Paper #1 -- Family Narrative
Paper #1 for this course will be based on your family history, on a
story from your family that you need to tell. In her introduction to Family:
American Writers Remember Their Own, Sharon Sloan Fiffer advises you
to
Open any closet. You will find a family secret. . . . Perhaps your secret
will tell you why the smell of garlic makes you hear your mother's song
or why a row of brown bottles on a shelf sends you off to phone your cousin.
Open any door and find family. Those whose blood is the same as yours,
those you've married, those you've lost, those you've found, those you've
chosen. ( xiv-xv)
The first part of this assignment requires you to open the closets in your
family's history and find a story that needs to be told. Play around with
the story you decide to tell through the writing exercises. Read the stories
in Family and find one that you'd like to model your essay around. Do you
want to tell about your family, like Brent Staples does, by focusing on
one of your own obsessions and showing us how that obsession developed?

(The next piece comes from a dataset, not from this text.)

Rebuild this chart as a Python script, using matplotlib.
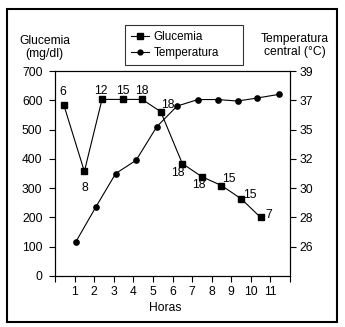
import numpy as np
import matplotlib
matplotlib.use("Agg")
import matplotlib.pyplot as plt
from matplotlib.lines import Line2D
from matplotlib.patches import Rectangle

plt.rcParams['font.family'] = ['Liberation Sans', 'DejaVu Sans']
FS = 8.7
plt.rcParams['font.size'] = FS

# ---- data ----
glu_x = [0.45, 1.5, 2.4, 3.45, 4.45, 5.4, 6.5, 7.5, 8.5, 9.5, 10.5]
glu_y = [584, 357, 603, 603, 603, 561, 384, 339, 309, 264, 200]
glu_labels = ["6", "8", "12", "15", "18", "18", "18", "18", "15", "15", "7"]

temp_x = [1.05, 2.08, 3.1, 4.14, 5.2, 6.23, 7.29, 8.3, 9.33, 10.3, 11.42]
temp_y = [26.3, 28.7, 31.0, 31.9, 35.2, 36.6, 37.05, 37.05, 36.95, 37.15, 37.4]

x_ticks = list(range(0, 13))
x_ticklabels = [""] + [str(i) for i in range(1, 12)] + [""]
left_ticks = [0, 100, 200, 300, 400, 500, 600, 700]
right_ticks = [26, 28, 30, 32, 35, 37, 39]
# right axis is non-linear: each temperature tick sits at the matching glucose tick
right_knots_t = [24, 26, 28, 30, 32, 35, 37, 39]
right_knots_p = [0, 100, 200, 300, 400, 500, 600, 700]

# label offsets in points (dx, dy)
lab_off = [(-1, 9), (0, -12), (-1, 6), (0, 6), (0, 6), (5, 5), (-3, -7), (-2, -6), (5, 5), (6, 3), (6, 2)]

W, H = 345, 327
fig = plt.figure(figsize=(W / 100, H / 100), dpi=100)
ax = fig.add_axes([55 / W, 1 - 276 / H, 235 / W, 205 / H])

ax.plot(glu_x, glu_y, color='black', lw=0.8, marker='s', ms=5, mfc='black', mec='black',
        label='Glucemia', zorder=3)
ax.set_xlim(0, 12)
ax.set_ylim(0, 700)
ax.set_xticks(x_ticks)
ax.set_xticklabels(x_ticklabels)
ax.set_yticks(left_ticks)
ax.tick_params(axis='y', direction='out', length=4, width=0.8, pad=5, labelsize=FS)
ax.tick_params(axis='x', direction='out', length=4, width=0.8, pad=3, labelsize=FS)
ax.set_xlabel('Horas', fontsize=FS, labelpad=1)
ax.xaxis.set_label_coords(110 / 235, -0.125)
for s in ax.spines.values():
    s.set_linewidth(0.8)

for x, y, t, (dx, dy) in zip(glu_x, glu_y, glu_labels, lab_off):
    ax.annotate(t, (x, y), xytext=(dx, dy), textcoords='offset points',
                ha='center', va='center', fontsize=FS)

ax2 = ax.twinx()
fwd = lambda t: np.interp(t, right_knots_t, right_knots_p)
inv = lambda p: np.interp(p, right_knots_p, right_knots_t)
ax2.set_yscale('function', functions=(fwd, inv))
ax2.plot(temp_x, temp_y, color='black', lw=0.8, marker='o', ms=3.8, mfc='black', mec='black',
         label='Temperatura', zorder=3)
ax2.set_ylim(24, 39)
ax2.set_yticks(right_ticks)
ax2.set_yticklabels([str(v) for v in right_ticks])
ax2.yaxis.set_minor_locator(matplotlib.ticker.NullLocator())
ax2.tick_params(axis='y', direction='out', length=4, width=0.8, pad=3, labelsize=FS)
for s in ax2.spines.values():
    s.set_linewidth(0.8)

fig.text(44.7 / W, 1 - 47.5 / H, 'Glucemia\n(mg/dl)', ha='center', va='center',
         fontsize=FS, linespacing=1.15)
fig.text(294.5 / W, 1 - 45.5 / H, 'Temperatura\ncentral (°C)', ha='center', va='center',
         fontsize=FS, linespacing=1.15)

handles = [Line2D([], [], color='black', lw=0.8, marker='s', ms=4),
           Line2D([], [], color='black', lw=0.8, marker='o', ms=3.5)]
leg = fig.legend(handles, ['Glucemia', 'Temperatura'], loc='upper left',
                 bbox_to_anchor=(125 / W, 1 - 65 / H, 118 / W, 40 / H), mode='expand',
                 borderaxespad=0,
                 frameon=True, fancybox=False, edgecolor='black', fontsize=8.4,
                 handlelength=1.5, handletextpad=0.4, borderpad=0.55, labelspacing=0.3)
leg.get_frame().set_linewidth(0.8)

fig.patches.append(Rectangle((6.7 / W, 1 - 322 / H), 330 / W, 312.7 / H,
                             transform=fig.transFigure, fill=False,
                             edgecolor='black', lw=1.5))

fig.savefig('out.png', dpi=100)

Do you want to tell about the death of an important figure in your family
by moving back and forth through time, like Chang-Rae Lee does? Or, like
Bob Shacochis in "From Here to Maternity" do you want to describe
a process or a trial that your family has gone through?
You have lots of options. Think of yourself as Jane Smiley thinks of
her three-year-old son in her afterward, "Gen-Narration." As
he stands beside her during the eulogy she's delivering for her grandmother,
she believes that he is looking out at his aunts and uncles and cousins,
Surveying his past, beginning to write his novel, assembling his characters
in his subconscious to live alongside the immediate Freudian ones of Mom,
Dad, sisters, and I like to think that our voices, speaking of our grandmother,
entered him and lodges there, just at the boundary of conscious memory,
ready to emerge when all of us are gone, and he is speaking to our unknown
descendants. (247)
Tell the story of what you know and what you've absorbed and what you've
concluded about your family through the years to those who will come after.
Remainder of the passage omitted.